Datacenters are now 7% of total U.S. power demand

Servers alone already accounted for an estimated 7% of all commercial sector electricity in 2025. By 2050 that share climbs to between 22% and 33% across scenarios in the agency’s Annual Energy Outlook 2026, released in April. Server consumption could reach as high as 818 billion kWh by midcentury in the high-demand case. Standalone data centers drive much of the increase. EIA’s Today in Energy analysis lays out the long-term math.

Recent data sharpen the picture. Lawrence Berkeley National Laboratory, in a report released through the Department of Energy, put 2023 data center consumption at 176 terawatt-hours. That equals 4.4% of total U.S. electricity. The lab projects 325 to 580 TWh by 2028, or 6.7% to 12% of national supply. Energy.gov summarized those findings in December 2024.

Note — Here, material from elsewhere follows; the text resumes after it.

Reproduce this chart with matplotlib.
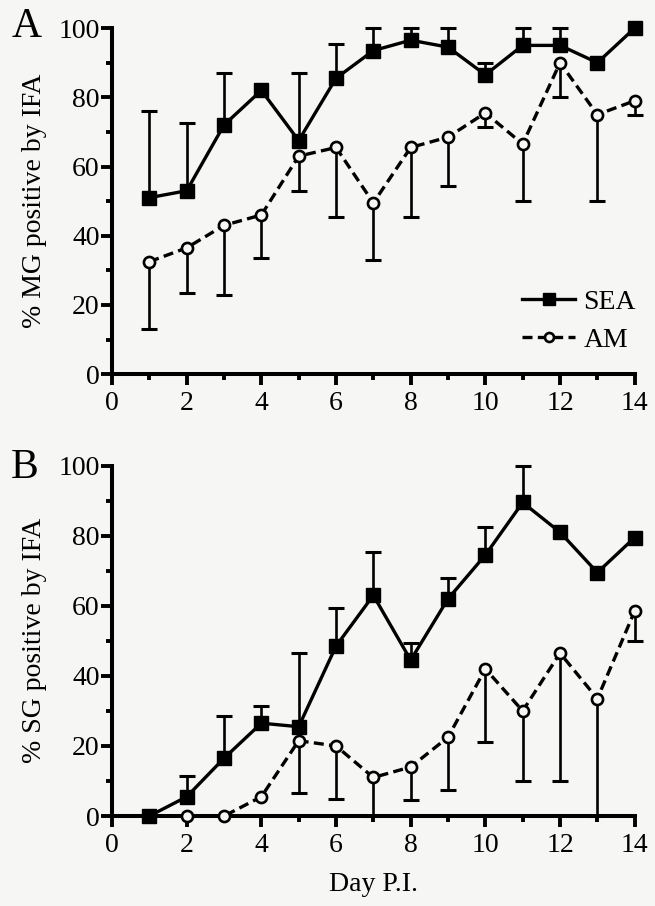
import numpy as np
import matplotlib
matplotlib.use('Agg')
import matplotlib.pyplot as plt
from matplotlib.ticker import MultipleLocator
from matplotlib.lines import Line2D

plt.rcParams['font.family'] = 'serif'
plt.rcParams['font.serif'] = ['Liberation Serif', 'DejaVu Serif']

# dias pós-infecção
dias = [1, 2, 3, 4, 5, 6, 7, 8, 9, 10, 11, 12, 13, 14]

# painel A - MG
mg_sea = [51, 53, 72, 82, 67.5, 85.5, 93.5, 96.5, 94.5, 86.5, 95, 95, 90, 100]
mg_sea_topo = [76, 72.5, 87, None, 87, 95.5, 100, 100, 100, 90, 100, 100, None, None]
mg_am = [32.5, 36.5, 43, 46, 63, 65.5, 49.5, 65.5, 68.5, 75.5, 66.5, 90, 75, 79]
mg_am_base = [13, 23.5, 23, 33.5, 53, 45.5, 33, 45.5, 54.5, 71.5, 50, 80, 50, 75]

# painel B - SG
sg_sea = [0, 5.5, 16.5, 26.5, 25.5, 48.5, 63, 44.5, 62, 74.5, 89.5, 81, 69.5, 79.5]
sg_sea_topo = [None, 11.5, 28.5, 31.5, 46.5, 59.5, 75.5, 49.5, 68, 82.5, 100, None, None, None]
sg_am = [0, 0, 0, 5.5, 21.5, 20, 11, 14, 22.5, 42, 30, 46.5, 33.5, 58.5]
sg_am_base = [None, None, None, None, 6.5, 5, 0, 4.5, 7.5, 21, 10, 10, 0, 50]

fundo = '#f6f6f4'
tracejado = (0, (3.0, 1.6))


def barras(ax, media, limite):  # barra de erro de um lado só, com traço na ponta
    xs = [d for d, l in zip(dias, limite) if l is not None]
    ms = [m for m, l in zip(media, limite) if l is not None]
    ls = [l for l in limite if l is not None]
    ax.vlines(xs, ms, ls, color='black', linewidth=1.9, zorder=2, clip_on=False)
    ax.plot(xs, ls, linestyle='none', marker='_', markersize=11, markeredgewidth=2.2,
            color='black', zorder=2, clip_on=False)


def desenhaPainel(ax, sea, seaTopo, am, amBase, ylabel, letra, ly):
    ax.set_facecolor(fundo)
    barras(ax, am, amBase)
    barras(ax, sea, seaTopo)
    ax.plot(dias, am, color='black', linestyle=tracejado, linewidth=2.4,
            marker='o', markersize=8, markerfacecolor=fundo, markeredgecolor='black',
            markeredgewidth=1.9, zorder=3, clip_on=False)
    ax.plot(dias, sea, color='black', linestyle='-', linewidth=2.4,
            marker='s', markersize=9.5, markerfacecolor='black', markeredgecolor='black',
            zorder=4, clip_on=False)

    ax.set_xlim(0, 14)
    ax.set_ylim(0, 100)
    ax.xaxis.set_major_locator(MultipleLocator(2))
    ax.xaxis.set_minor_locator(MultipleLocator(1))
    ax.yaxis.set_major_locator(MultipleLocator(20))
    ax.yaxis.set_minor_locator(MultipleLocator(10))
    ax.tick_params(which='major', direction='out', length=8, width=2.8, labelsize=20)
    ax.tick_params(which='minor', direction='out', length=4.5, width=2.8)
    ax.tick_params(axis='x', pad=4)
    ax.tick_params(axis='y', pad=1)
    for lado in ['top', 'right']:
        ax.spines[lado].set_visible(False)
    for lado in ['left', 'bottom']:
        ax.spines[lado].set_linewidth(2.9)
    ax.set_ylabel(ylabel, fontsize=20, labelpad=8)
    ax.text(-0.193, ly, letra, transform=ax.transAxes, fontsize=30, ha='left', va='center')


fig = plt.figure(figsize=(6.55, 9.06), dpi=100)
fig.patch.set_facecolor(fundo)

axA = fig.add_axes([0.171, 0.587, 0.798, 0.382])
axB = fig.add_axes([0.171, 0.0993, 0.798, 0.3867])

desenhaPainel(axA, mg_sea, mg_sea_topo, mg_am, mg_am_base, '% MG positive by IFA', 'A', 1.005)
desenhaPainel(axB, sg_sea, sg_sea_topo, sg_am, sg_am_base, '% SG positive by IFA', 'B', 0.995)

axB.set_xlabel('Day P.I.', fontsize=20, labelpad=10)

# legenda
legenda = [
    Line2D([0], [0], color='black', linestyle='-', linewidth=2.4, marker='s',
           markersize=8, markerfacecolor='black'),
    Line2D([0], [0], color='black', linestyle=tracejado, linewidth=2.4, marker='o',
           markersize=6.5, markerfacecolor=fundo, markeredgewidth=1.9),
]
axA.legend(legenda, ['SEA', 'AM'], loc='lower right', bbox_to_anchor=(1.05, -0.01),
           frameon=False, fontsize=20, handlelength=1.9, handletextpad=0.3,
           labelspacing=0.45)

fig.savefig('out.png', dpi=100, facecolor=fundo)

Goldman Sachs Research goes further on near-term power draw. The bank forecasts U.S. data center demand will more than double to 66 gigawatts in 2027 from 31 GW in 2025. Capacity additions accelerate to 36.3 GW that year after 13.6 GW in 2026. The analysis draws on granular facility data from Aterio, including permits, construction status and satellite imagery. Goldman Sachs published the note in May 2026.